**PROVIDED DATA:**
* * * *
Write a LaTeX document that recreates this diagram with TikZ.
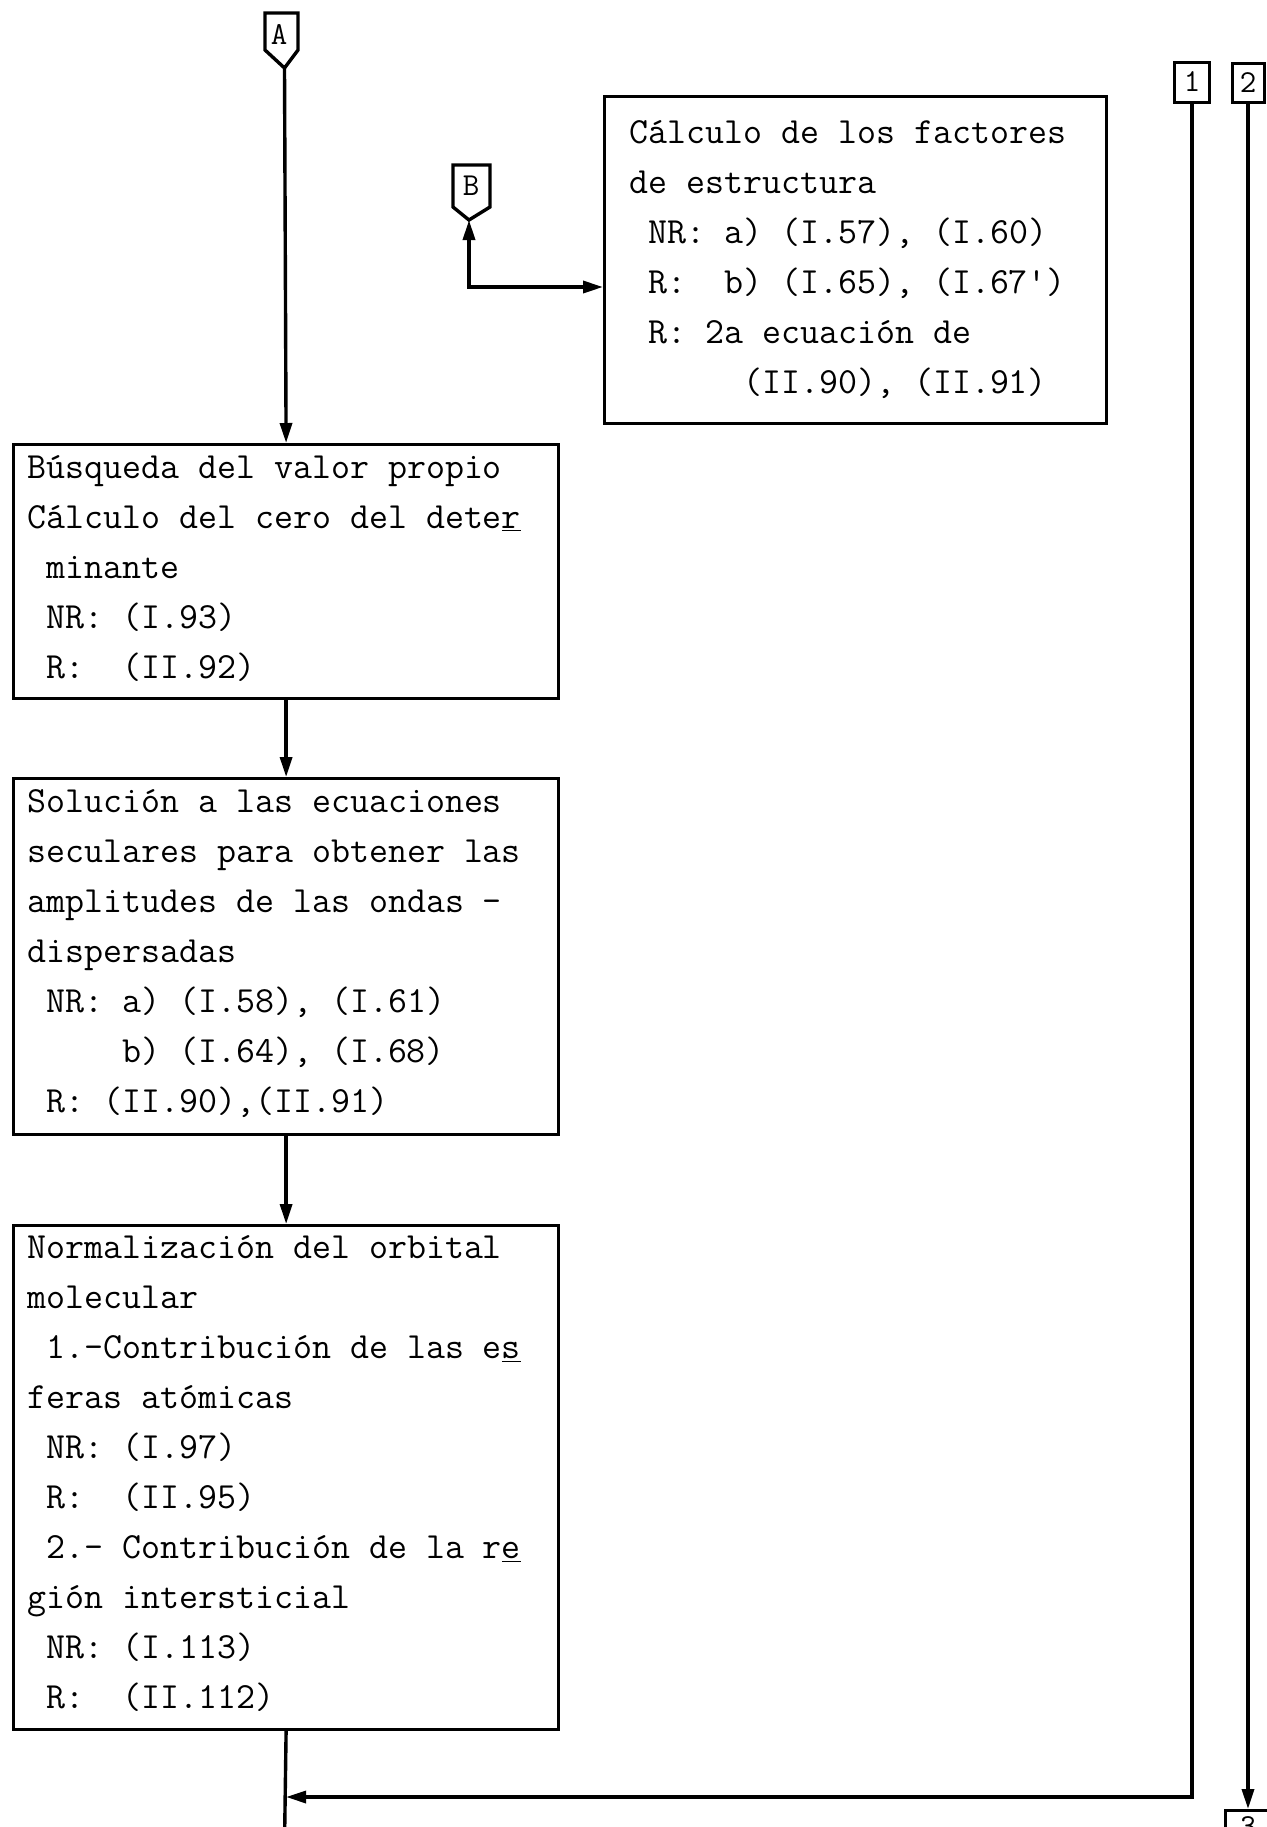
\documentclass[tikz,border=0pt]{standalone}
\usetikzlibrary{arrows.meta}
\newcommand\ks{\hphantom{0}}
\begin{document}
\begin{tikzpicture}[x=0.5pt,y=-0.5pt,
  box/.style={draw,line width=1.6pt,inner sep=0pt,anchor=north west},
  txt/.style={inner sep=0pt,anchor=base west,font=\ttfamily\fontsize{18.43}{25}\selectfont},
  lbl/.style={draw,line width=1.5pt,inner sep=0pt,font=\ttfamily\fontsize{16}{18}\selectfont},
  marktxt/.style={inner sep=0pt,font=\ttfamily\fontsize{16}{18}\selectfont},
  conn/.style={line width=1.7pt},
  mytip/.tip={Triangle[length=10pt,width=6pt]},
  arr/.style={conn,-mytip}]
\useasboundingbox (0,0) rectangle (1267,1827);

% boxes
\node[box,minimum width=272.5pt,minimum height=127pt] (b1) at (12,443) {};
\node[box,minimum width=272.5pt,minimum height=178pt] (b2) at (12,777) {};
\node[box,minimum width=272.5pt,minimum height=252pt] (b3) at (12,1224) {};
\node[box,minimum width=251pt,minimum height=163.5pt] (cal) at (603,95) {};

% texts
\node[txt] (t1) at (27,478) {\begin{tabular}[t]{@{}l@{}}
Búsqueda del valor propio\\
Cálculo del cero del dete\underline{r}\\
\ks minante\\
\ks NR: (I.93)\\
\ks R:\ks\ks(II.92)
\end{tabular}};

\node[txt] (t2) at (27,812) {\begin{tabular}[t]{@{}l@{}}
Solución a las ecuaciones\\
seculares para obtener las\\
amplitudes de las ondas -\\
dispersadas\\
\ks NR: a) (I.58), (I.61)\\
\ks\ks\ks\ks\ks b) (I.64), (I.68)\\
\ks R: (II.90),(II.91)
\end{tabular}};

\node[txt] (t3) at (27,1258) {\begin{tabular}[t]{@{}l@{}}
Normalización del orbital\\
molecular\\
\ks 1.-Contribución de las e\underline{s}\\
feras atómicas\\
\ks NR: (I.97)\\
\ks R:\ks\ks(II.95)\\
\ks 2.- Contribución de la r\underline{e}\\
gión intersticial\\
\ks NR: (I.113)\\
\ks R:\ks\ks(II.112)
\end{tabular}};

\node[txt] (tc) at (629,143) {\begin{tabular}[t]{@{}l@{}}
Cálculo de los factores\\
de estructura\\
\ks NR: a) (I.57), (I.60)\\
\ks R:\ks\ks b) (I.65), (I.67')\\
\ks R: 2a ecuación de\\
\ks\ks\ks\ks\ks\ks(II.90), (II.91)
\end{tabular}};

% connector A
\draw[conn] (265,13) -- (298,13) -- (298,50) -- (284.5,68) -- (265,50) -- cycle;
\node[marktxt] (A) at (279,34) {A};
\coordinate (Atip) at (284.5,68);

% connector B
\draw[conn] (453,165) -- (490,165) -- (490,207) -- (469,220) -- (453,207) -- cycle;
\node[marktxt] (B) at (471,186) {B};
\coordinate (Btip) at (469,220);
\coordinate (bc) at (469,287);
\draw[conn,mytip-mytip] (Btip) -- (bc) -- (bc -| cal.west);

% page connectors 1,2,3
\node[lbl,minimum width=17.5pt,minimum height=20pt] (n1) at (1192,82) {1};
\node[lbl,minimum width=16pt,minimum height=19.5pt] (n2) at (1248,82.5) {2};
\node[lbl,minimum width=23pt,minimum height=16pt,anchor=north] (n3) at (1248,1809) {3};
\coordinate (c1) at (1192,1797);
\coordinate (bot) at (284.5,1845);

\draw[arr] (Atip) -- (b1.north);
\draw[arr] (b1.south) -- (b2.north);
\draw[arr] (b2.south) -- (b3.north);
\draw[conn] (b3.south) -- (bot);
\draw[arr] (n1.south) -- (c1) -- (c1 -| b3.south);
\draw[arr] (n2.south) -- (n3.north);
\end{tikzpicture}
\end{document}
* * * *
**AIM OF THE TASK:** Each line of the data is to be duplicated exactly; pictures stay out of the copy.

**EXPECTED ANSWER:**
Write a LaTeX document that recreates this diagram with TikZ.
\documentclass[tikz,border=0pt]{standalone}
\usetikzlibrary{arrows.meta}
\newcommand\ks{\hphantom{0}}
\begin{document}
\begin{tikzpicture}[x=0.5pt,y=-0.5pt,
  box/.style={draw,line width=1.6pt,inner sep=0pt,anchor=north west},
  txt/.style={inner sep=0pt,anchor=base west,font=\ttfamily\fontsize{18.43}{25}\selectfont},
  lbl/.style={draw,line width=1.5pt,inner sep=0pt,font=\ttfamily\fontsize{16}{18}\selectfont},
  marktxt/.style={inner sep=0pt,font=\ttfamily\fontsize{16}{18}\selectfont},
  conn/.style={line width=1.7pt},
  mytip/.tip={Triangle[length=10pt,width=6pt]},
  arr/.style={conn,-mytip}]
\useasboundingbox (0,0) rectangle (1267,1827);

% boxes
\node[box,minimum width=272.5pt,minimum height=127pt] (b1) at (12,443) {};
\node[box,minimum width=272.5pt,minimum height=178pt] (b2) at (12,777) {};
\node[box,minimum width=272.5pt,minimum height=252pt] (b3) at (12,1224) {};
\node[box,minimum width=251pt,minimum height=163.5pt] (cal) at (603,95) {};

% texts
\node[txt] (t1) at (27,478) {\begin{tabular}[t]{@{}l@{}}
Búsqueda del valor propio\\
Cálculo del cero del dete\underline{r}\\
\ks minante\\
\ks NR: (I.93)\\
\ks R:\ks\ks(II.92)
\end{tabular}};

\node[txt] (t2) at (27,812) {\begin{tabular}[t]{@{}l@{}}
Solución a las ecuaciones\\
seculares para obtener las\\
amplitudes de las ondas -\\
dispersadas\\
\ks NR: a) (I.58), (I.61)\\
\ks\ks\ks\ks\ks b) (I.64), (I.68)\\
\ks R: (II.90),(II.91)
\end{tabular}};

\node[txt] (t3) at (27,1258) {\begin{tabular}[t]{@{}l@{}}
Normalización del orbital\\
molecular\\
\ks 1.-Contribución de las e\underline{s}\\
feras atómicas\\
\ks NR: (I.97)\\
\ks R:\ks\ks(II.95)\\
\ks 2.- Contribución de la r\underline{e}\\
gión intersticial\\
\ks NR: (I.113)\\
\ks R:\ks\ks(II.112)
\end{tabular}};

\node[txt] (tc) at (629,143) {\begin{tabular}[t]{@{}l@{}}
Cálculo de los factores\\
de estructura\\
\ks NR: a) (I.57), (I.60)\\
\ks R:\ks\ks b) (I.65), (I.67')\\
\ks R: 2a ecuación de\\
\ks\ks\ks\ks\ks\ks(II.90), (II.91)
\end{tabular}};

% connector A
\draw[conn] (265,13) -- (298,13) -- (298,50) -- (284.5,68) -- (265,50) -- cycle;
\node[marktxt] (A) at (279,34) {A};
\coordinate (Atip) at (284.5,68);

% connector B
\draw[conn] (453,165) -- (490,165) -- (490,207) -- (469,220) -- (453,207) -- cycle;
\node[marktxt] (B) at (471,186) {B};
\coordinate (Btip) at (469,220);
\coordinate (bc) at (469,287);
\draw[conn,mytip-mytip] (Btip) -- (bc) -- (bc -| cal.west);

% page connectors 1,2,3
\node[lbl,minimum width=17.5pt,minimum height=20pt] (n1) at (1192,82) {1};
\node[lbl,minimum width=16pt,minimum height=19.5pt] (n2) at (1248,82.5) {2};
\node[lbl,minimum width=23pt,minimum height=16pt,anchor=north] (n3) at (1248,1809) {3};
\coordinate (c1) at (1192,1797);
\coordinate (bot) at (284.5,1845);

\draw[arr] (Atip) -- (b1.north);
\draw[arr] (b1.south) -- (b2.north);
\draw[arr] (b2.south) -- (b3.north);
\draw[conn] (b3.south) -- (bot);
\draw[arr] (n1.south) -- (c1) -- (c1 -| b3.south);
\draw[arr] (n2.south) -- (n3.north);
\end{tikzpicture}
\end{document}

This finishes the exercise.